* Begin Given material *
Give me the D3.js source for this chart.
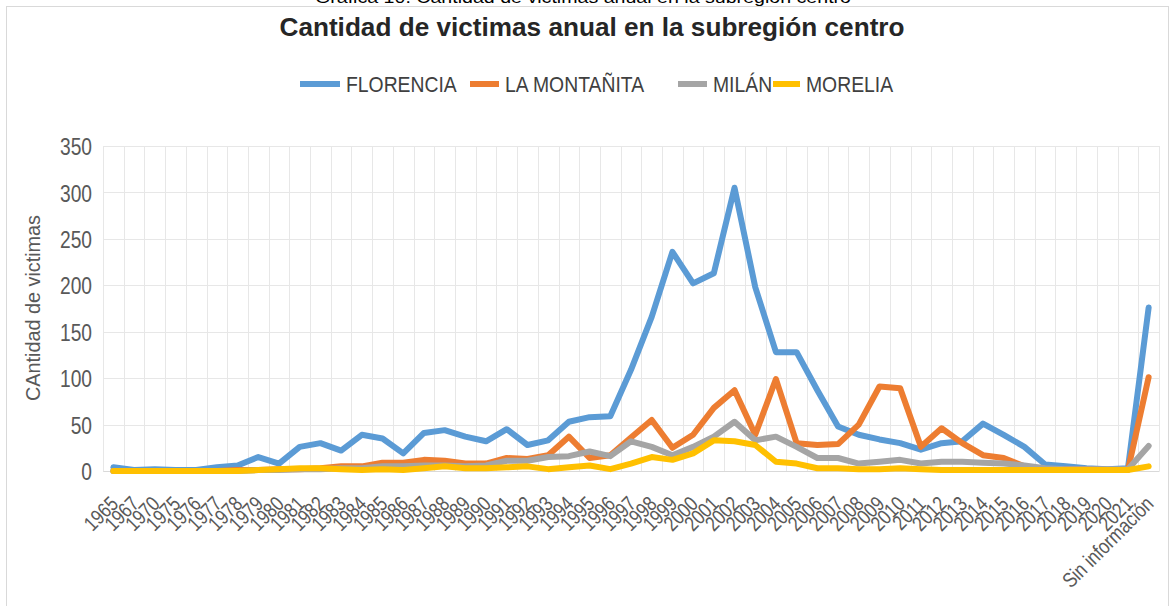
<!DOCTYPE html>
<html>
<head>
<meta charset="utf-8">
<script src="https://cdn.jsdelivr.net/npm/d3@7"></script>
<style>
  body { margin: 0; background: #fff; }
  svg { display: block; font-family: "Liberation Sans", Arial, sans-serif; }
</style>
</head>
<body>
<div id="chart"></div>
<script>
// categorias del eje x
var categories = ["1965","1967","1970","1975","1976","1977","1978","1979","1980","1981",
  "1982","1983","1984","1985","1986","1987","1988","1989","1990","1991",
  "1992","1993","1994","1995","1996","1997","1998","1999","2000","2001",
  "2002","2003","2004","2005","2006","2007","2008","2009","2010","2011",
  "2012","2013","2014","2015","2016","2017","2018","2019","2020","2021",
  "Sin información"];

var florencia = [4,1,2,1,1,4,6,15,8,26, 30,22,39,35,19,41,44,37,32,45,
  28,33,53,58,59,109,166,236,202,213, 305,198,128,128,87,48,39,34,30,23,
  30,32,51,39,26,7,5,3,2,3, 176];
var montanita = [0,0,0,0,0,0,1,1,2,2, 3,5,5,9,9,12,11,8,8,14,
  13,17,37,14,17,36,55,25,39,68, 87,39,99,30,28,29,50,91,89,26,
  46,30,17,14,5,2,2,2,1,1, 101];
var milan = [0,0,0,0,0,0,0,1,1,2, 2,3,3,5,5,6,6,5,6,11,
  11,15,16,21,16,32,26,17,26,37, 53,33,37,26,14,14,8,10,12,8,
  10,10,9,8,6,3,2,2,2,2, 27];
var morelia = [0,0,0,0,0,0,0,1,2,3, 3,2,1,2,1,3,5,3,3,4,
  5,2,4,6,2,8,15,12,19,33, 32,28,10,8,3,3,2,2,3,2,
  1,1,1,1,1,1,1,1,1,1, 5];

var seriesNames = ["FLORENCIA", "LA MONTAÑITA", "MILÁN", "MORELIA"];
var seriesColors = ["#5b9bd5", "#ed7d31", "#a5a5a5", "#ffc000"];
var yTicks = [0, 50, 100, 150, 200, 250, 300, 350];

var width = 1175, height = 606;
var plotLeft = 103, plotRight = 1159, plotTop = 146, plotBottom = 471;

var svg = d3.select("#chart").append("svg")
  .attr("width", width)
  .attr("height", height);

// marco del grafico
svg.append("rect")
  .attr("x", 6.5).attr("y", 6.5)
  .attr("width", 1162).attr("height", 640)
  .attr("fill", "none")
  .attr("stroke", "#d9d9d9");

// texto cortado arriba
svg.append("text")
  .attr("x", 583).attr("y", 3)
  .attr("text-anchor", "middle")
  .attr("font-size", 17)
  .attr("fill", "#000")
  .attr("textLength", 536).attr("lengthAdjust", "spacingAndGlyphs")
  .text("Gráfica 10. Cantidad de victimas anual en la subregión centro");

svg.append("text")
  .attr("x", 592).attr("y", 36)
  .attr("text-anchor", "middle")
  .attr("font-size", 26)
  .attr("font-weight", "bold")
  .attr("fill", "#262626")
  .attr("textLength", 625).attr("lengthAdjust", "spacingAndGlyphs")
  .text("Cantidad de victimas anual en la subregión centro");

var x = d3.scaleBand().domain(categories).range([plotLeft, plotRight]).padding(0);
var y = d3.scaleLinear().domain([0, 350]).range([plotBottom, plotTop]);

// lineas de la grilla
svg.append("g")
  .selectAll("line")
  .data(yTicks)
  .enter().append("line")
  .attr("x1", plotLeft).attr("x2", plotRight)
  .attr("y1", function(d) { return Math.round(y(d)) + 0.5; })
  .attr("y2", function(d) { return Math.round(y(d)) + 0.5; })
  .attr("stroke", "#e7e7e7");

svg.append("g")
  .selectAll("line")
  .data(categories.concat(["__end"]))
  .enter().append("line")
  .attr("x1", function(d, i) { return Math.round(plotLeft + i * x.bandwidth()) + 0.5; })
  .attr("x2", function(d, i) { return Math.round(plotLeft + i * x.bandwidth()) + 0.5; })
  .attr("y1", plotTop).attr("y2", plotBottom)
  .attr("stroke", "#e7e7e7");

// eje y
var yAxis = svg.append("g")
  .attr("transform", "translate(" + plotLeft + ",0)")
  .call(d3.axisLeft(y).tickValues(yTicks).tickSize(0).tickPadding(0));
yAxis.select(".domain").remove();
yAxis.selectAll("text")
  .attr("x", 0)
  .attr("dy", "0.36em")
  .attr("font-size", 24)
  .attr("fill", "#595959")
  .attr("transform", "translate(-11,0) scale(0.8,1)");

// eje x
var xAxis = svg.append("g")
  .attr("transform", "translate(0," + plotBottom + ")")
  .call(d3.axisBottom(x).tickSize(0).tickPadding(0));
xAxis.select(".domain")
  .attr("stroke", "#d9d9d9");
xAxis.selectAll("text")
  .attr("x", 0).attr("y", 0)
  .attr("dy", "0.35em")
  .attr("text-anchor", "end")
  .attr("font-size", 21)
  .attr("fill", "#595959")
  .attr("transform", "translate(1,29) rotate(-45) scale(0.82,1)");

// titulo eje y
svg.append("text")
  .attr("transform", "translate(40,308) rotate(-90)")
  .attr("text-anchor", "middle")
  .attr("font-size", 20)
  .attr("fill", "#595959")
  .attr("textLength", 186).attr("lengthAdjust", "spacingAndGlyphs")
  .text("CAntidad de victimas");

// series
var allSeries = [florencia, montanita, milan, morelia];
var line = d3.line()
  .x(function(d, i) { return x(categories[i]) + x.bandwidth() / 2; })
  .y(function(d) { return y(d); });

svg.append("g")
  .selectAll("path")
  .data(allSeries)
  .enter().append("path")
  .attr("d", line)
  .attr("fill", "none")
  .attr("stroke", function(d, i) { return seriesColors[i]; })
  .attr("stroke-width", 6)
  .attr("stroke-linejoin", "round")
  .attr("stroke-linecap", "round");

// leyenda
var legendX = [300, 470, 678, 773];
var legendGap = [46, 35, 35, 33];
var legend = svg.append("g")
  .selectAll("g")
  .data(seriesNames)
  .enter().append("g")
  .attr("transform", function(d, i) { return "translate(" + legendX[i] + ",84)"; });

legend.append("line")
  .attr("x1", 0).attr("x2", function(d, i) { return legendGap[i] - 6; })
  .attr("y1", 0).attr("y2", 0)
  .attr("stroke", function(d, i) { return seriesColors[i]; })
  .attr("stroke-width", 6);

legend.append("text")
  .attr("dy", "0.36em")
  .attr("font-size", 22)
  .attr("fill", "#404040")
  .attr("transform", function(d, i) { return "translate(" + legendGap[i] + ",0) scale(0.88,1)"; })
  .text(function(d) { return d; });
</script>
</body>
</html>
* End Given material *
### [Stated goal]
Retype everything in the material word for word, minus pictures.

### [Output]
Give me the D3.js source for this chart.
<!DOCTYPE html>
<html>
<head>
<meta charset="utf-8">
<script src="https://cdn.jsdelivr.net/npm/d3@7"></script>
<style>
  body { margin: 0; background: #fff; }
  svg { display: block; font-family: "Liberation Sans", Arial, sans-serif; }
</style>
</head>
<body>
<div id="chart"></div>
<script>
// categorias del eje x
var categories = ["1965","1967","1970","1975","1976","1977","1978","1979","1980","1981",
  "1982","1983","1984","1985","1986","1987","1988","1989","1990","1991",
  "1992","1993","1994","1995","1996","1997","1998","1999","2000","2001",
  "2002","2003","2004","2005","2006","2007","2008","2009","2010","2011",
  "2012","2013","2014","2015","2016","2017","2018","2019","2020","2021",
  "Sin información"];

var florencia = [4,1,2,1,1,4,6,15,8,26, 30,22,39,35,19,41,44,37,32,45,
  28,33,53,58,59,109,166,236,202,213, 305,198,128,128,87,48,39,34,30,23,
  30,32,51,39,26,7,5,3,2,3, 176];
var montanita = [0,0,0,0,0,0,1,1,2,2, 3,5,5,9,9,12,11,8,8,14,
  13,17,37,14,17,36,55,25,39,68, 87,39,99,30,28,29,50,91,89,26,
  46,30,17,14,5,2,2,2,1,1, 101];
var milan = [0,0,0,0,0,0,0,1,1,2, 2,3,3,5,5,6,6,5,6,11,
  11,15,16,21,16,32,26,17,26,37, 53,33,37,26,14,14,8,10,12,8,
  10,10,9,8,6,3,2,2,2,2, 27];
var morelia = [0,0,0,0,0,0,0,1,2,3, 3,2,1,2,1,3,5,3,3,4,
  5,2,4,6,2,8,15,12,19,33, 32,28,10,8,3,3,2,2,3,2,
  1,1,1,1,1,1,1,1,1,1, 5];

var seriesNames = ["FLORENCIA", "LA MONTAÑITA", "MILÁN", "MORELIA"];
var seriesColors = ["#5b9bd5", "#ed7d31", "#a5a5a5", "#ffc000"];
var yTicks = [0, 50, 100, 150, 200, 250, 300, 350];

var width = 1175, height = 606;
var plotLeft = 103, plotRight = 1159, plotTop = 146, plotBottom = 471;

var svg = d3.select("#chart").append("svg")
  .attr("width", width)
  .attr("height", height);

// marco del grafico
svg.append("rect")
  .attr("x", 6.5).attr("y", 6.5)
  .attr("width", 1162).attr("height", 640)
  .attr("fill", "none")
  .attr("stroke", "#d9d9d9");

// texto cortado arriba
svg.append("text")
  .attr("x", 583).attr("y", 3)
  .attr("text-anchor", "middle")
  .attr("font-size", 17)
  .attr("fill", "#000")
  .attr("textLength", 536).attr("lengthAdjust", "spacingAndGlyphs")
  .text("Gráfica 10. Cantidad de victimas anual en la subregión centro");

svg.append("text")
  .attr("x", 592).attr("y", 36)
  .attr("text-anchor", "middle")
  .attr("font-size", 26)
  .attr("font-weight", "bold")
  .attr("fill", "#262626")
  .attr("textLength", 625).attr("lengthAdjust", "spacingAndGlyphs")
  .text("Cantidad de victimas anual en la subregión centro");

var x = d3.scaleBand().domain(categories).range([plotLeft, plotRight]).padding(0);
var y = d3.scaleLinear().domain([0, 350]).range([plotBottom, plotTop]);

// lineas de la grilla
svg.append("g")
  .selectAll("line")
  .data(yTicks)
  .enter().append("line")
  .attr("x1", plotLeft).attr("x2", plotRight)
  .attr("y1", function(d) { return Math.round(y(d)) + 0.5; })
  .attr("y2", function(d) { return Math.round(y(d)) + 0.5; })
  .attr("stroke", "#e7e7e7");

svg.append("g")
  .selectAll("line")
  .data(categories.concat(["__end"]))
  .enter().append("line")
  .attr("x1", function(d, i) { return Math.round(plotLeft + i * x.bandwidth()) + 0.5; })
  .attr("x2", function(d, i) { return Math.round(plotLeft + i * x.bandwidth()) + 0.5; })
  .attr("y1", plotTop).attr("y2", plotBottom)
  .attr("stroke", "#e7e7e7");

// eje y
var yAxis = svg.append("g")
  .attr("transform", "translate(" + plotLeft + ",0)")
  .call(d3.axisLeft(y).tickValues(yTicks).tickSize(0).tickPadding(0));
yAxis.select(".domain").remove();
yAxis.selectAll("text")
  .attr("x", 0)
  .attr("dy", "0.36em")
  .attr("font-size", 24)
  .attr("fill", "#595959")
  .attr("transform", "translate(-11,0) scale(0.8,1)");

// eje x
var xAxis = svg.append("g")
  .attr("transform", "translate(0," + plotBottom + ")")
  .call(d3.axisBottom(x).tickSize(0).tickPadding(0));
xAxis.select(".domain")
  .attr("stroke", "#d9d9d9");
xAxis.selectAll("text")
  .attr("x", 0).attr("y", 0)
  .attr("dy", "0.35em")
  .attr("text-anchor", "end")
  .attr("font-size", 21)
  .attr("fill", "#595959")
  .attr("transform", "translate(1,29) rotate(-45) scale(0.82,1)");

// titulo eje y
svg.append("text")
  .attr("transform", "translate(40,308) rotate(-90)")
  .attr("text-anchor", "middle")
  .attr("font-size", 20)
  .attr("fill", "#595959")
  .attr("textLength", 186).attr("lengthAdjust", "spacingAndGlyphs")
  .text("CAntidad de victimas");

// series
var allSeries = [florencia, montanita, milan, morelia];
var line = d3.line()
  .x(function(d, i) { return x(categories[i]) + x.bandwidth() / 2; })
  .y(function(d) { return y(d); });

svg.append("g")
  .selectAll("path")
  .data(allSeries)
  .enter().append("path")
  .attr("d", line)
  .attr("fill", "none")
  .attr("stroke", function(d, i) { return seriesColors[i]; })
  .attr("stroke-width", 6)
  .attr("stroke-linejoin", "round")
  .attr("stroke-linecap", "round");

// leyenda
var legendX = [300, 470, 678, 773];
var legendGap = [46, 35, 35, 33];
var legend = svg.append("g")
  .selectAll("g")
  .data(seriesNames)
  .enter().append("g")
  .attr("transform", function(d, i) { return "translate(" + legendX[i] + ",84)"; });

legend.append("line")
  .attr("x1", 0).attr("x2", function(d, i) { return legendGap[i] - 6; })
  .attr("y1", 0).attr("y2", 0)
  .attr("stroke", function(d, i) { return seriesColors[i]; })
  .attr("stroke-width", 6);

legend.append("text")
  .attr("dy", "0.36em")
  .attr("font-size", 22)
  .attr("fill", "#404040")
  .attr("transform", function(d, i) { return "translate(" + legendGap[i] + ",0) scale(0.88,1)"; })
  .text(function(d) { return d; });
</script>
</body>
</html>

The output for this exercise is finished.